### DATA EXTRACT

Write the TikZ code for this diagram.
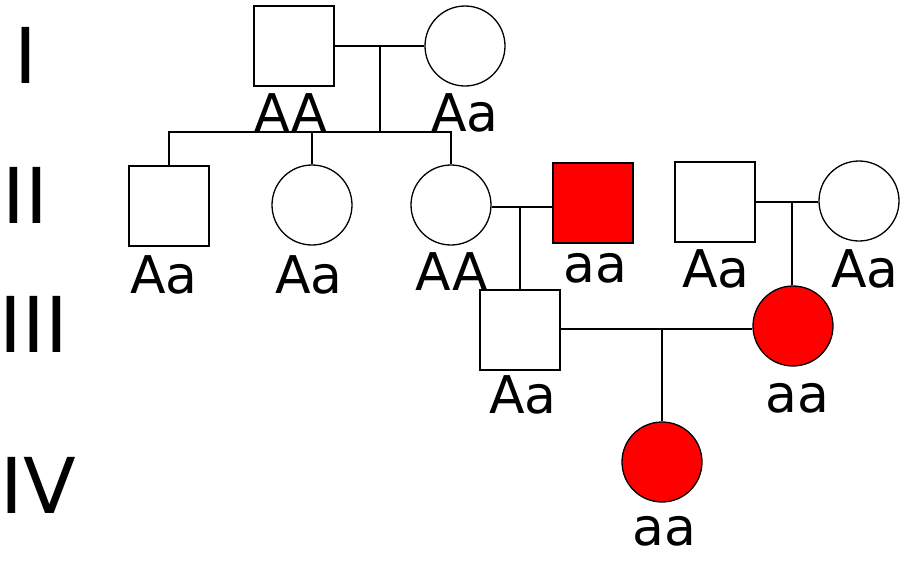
\documentclass[tikz,border=0pt]{standalone}
\usepackage{fontspec}
\setmainfont{DejaVu Sans}
\definecolor{aff}{RGB}{255,0,0}
\begin{document}
\begin{tikzpicture}[x=1pt,y=-1pt,
  male/.style={draw,line width=1.3pt,rectangle,minimum size=80pt,inner sep=0pt,fill=white},
  female/.style={draw,line width=1.3pt,circle,minimum size=80pt,inner sep=0pt,fill=white},
  affected/.style={fill=aff},
  geno/.style={anchor=base,inner sep=0pt,font=\fontsize{52}{60}\selectfont},
  gen/.style={anchor=base,inner sep=0pt,font=\fontsize{77}{90}\selectfont},
  link/.style={line width=1.3pt}]
\fill[white] (0,0) rectangle (900,560);
\useasboundingbox (0,0) rectangle (900,560);
% generation labels
\node[gen] (gI) at (26,83) {I};
\node[gen] (gII) at (25,223) {II};
\node[gen] (gIII) at (34,352) {III};
\node[gen] (gIV) at (38,513) {IV};
% individuals
\node[male] (Ifa) at (294,46) {};
\node[female] (Imo) at (465,46) {};
\node[male] (a) at (169,206) {};
\node[female] (b) at (312,205) {};
\node[female] (c) at (451,205) {};
\node[male,affected] (d) at (593,203) {};
\node[male] (e) at (715,202) {};
\node[female] (f) at (859,201) {};
\node[male] (g) at (520,330) {};
\node[female,affected] (h) at (793,326) {};
\node[female,affected] (k) at (662,462) {};
% genotypes
\node[geno] (tIfa) at (291,131) {AA};
\node[geno] (tImo) at (465,131) {Aa};
\node[geno] (ta) at (164,293) {Aa};
\node[geno] (tb) at (309,293) {Aa};
\node[geno] (tc) at (452,290) {AA};
\node[geno] (td) at (595,282) {aa};
\node[geno] (te) at (716,287) {Aa};
\node[geno] (tf) at (865,287) {Aa};
\node[geno] (tg) at (523,413) {Aa};
\node[geno] (th) at (797,412) {aa};
\node[geno] (tk) at (664,545) {aa};
% connectors
\coordinate (j1) at (380,46);
\coordinate (s1) at (380,132);
\draw[link] (Ifa.east) -- (Imo.west);
\draw[link] (j1) -- (s1);
\draw[link] (a.north) |- (s1) -| (c.north);
\draw[link] (b.north) -- (b.north |- s1);
\coordinate (j2) at (520,207);
\draw[link] (c.east |- j2) -- (d.west |- j2);
\draw[link] (j2) -- (g.north);
\coordinate (j3) at (792,202);
\draw[link] (e.east |- j3) -- (f.west |- j3);
\draw[link] (j3) -- (h.north -| j3);
\coordinate (j4) at (662,329);
\draw[link] (g.east |- j4) -- (h.west |- j4);
\draw[link] (j4) -- (k.north);
\end{tikzpicture}
\end{document}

### PROBLEM STATEMENT
Repeat the material above verbatim. Leave the pictures behind.

### RESULT BELOW
Write the TikZ code for this diagram.
\documentclass[tikz,border=0pt]{standalone}
\usepackage{fontspec}
\setmainfont{DejaVu Sans}
\definecolor{aff}{RGB}{255,0,0}
\begin{document}
\begin{tikzpicture}[x=1pt,y=-1pt,
  male/.style={draw,line width=1.3pt,rectangle,minimum size=80pt,inner sep=0pt,fill=white},
  female/.style={draw,line width=1.3pt,circle,minimum size=80pt,inner sep=0pt,fill=white},
  affected/.style={fill=aff},
  geno/.style={anchor=base,inner sep=0pt,font=\fontsize{52}{60}\selectfont},
  gen/.style={anchor=base,inner sep=0pt,font=\fontsize{77}{90}\selectfont},
  link/.style={line width=1.3pt}]
\fill[white] (0,0) rectangle (900,560);
\useasboundingbox (0,0) rectangle (900,560);
% generation labels
\node[gen] (gI) at (26,83) {I};
\node[gen] (gII) at (25,223) {II};
\node[gen] (gIII) at (34,352) {III};
\node[gen] (gIV) at (38,513) {IV};
% individuals
\node[male] (Ifa) at (294,46) {};
\node[female] (Imo) at (465,46) {};
\node[male] (a) at (169,206) {};
\node[female] (b) at (312,205) {};
\node[female] (c) at (451,205) {};
\node[male,affected] (d) at (593,203) {};
\node[male] (e) at (715,202) {};
\node[female] (f) at (859,201) {};
\node[male] (g) at (520,330) {};
\node[female,affected] (h) at (793,326) {};
\node[female,affected] (k) at (662,462) {};
% genotypes
\node[geno] (tIfa) at (291,131) {AA};
\node[geno] (tImo) at (465,131) {Aa};
\node[geno] (ta) at (164,293) {Aa};
\node[geno] (tb) at (309,293) {Aa};
\node[geno] (tc) at (452,290) {AA};
\node[geno] (td) at (595,282) {aa};
\node[geno] (te) at (716,287) {Aa};
\node[geno] (tf) at (865,287) {Aa};
\node[geno] (tg) at (523,413) {Aa};
\node[geno] (th) at (797,412) {aa};
\node[geno] (tk) at (664,545) {aa};
% connectors
\coordinate (j1) at (380,46);
\coordinate (s1) at (380,132);
\draw[link] (Ifa.east) -- (Imo.west);
\draw[link] (j1) -- (s1);
\draw[link] (a.north) |- (s1) -| (c.north);
\draw[link] (b.north) -- (b.north |- s1);
\coordinate (j2) at (520,207);
\draw[link] (c.east |- j2) -- (d.west |- j2);
\draw[link] (j2) -- (g.north);
\coordinate (j3) at (792,202);
\draw[link] (e.east |- j3) -- (f.west |- j3);
\draw[link] (j3) -- (h.north -| j3);
\coordinate (j4) at (662,329);
\draw[link] (g.east |- j4) -- (h.west |- j4);
\draw[link] (j4) -- (k.north);
\end{tikzpicture}
\end{document}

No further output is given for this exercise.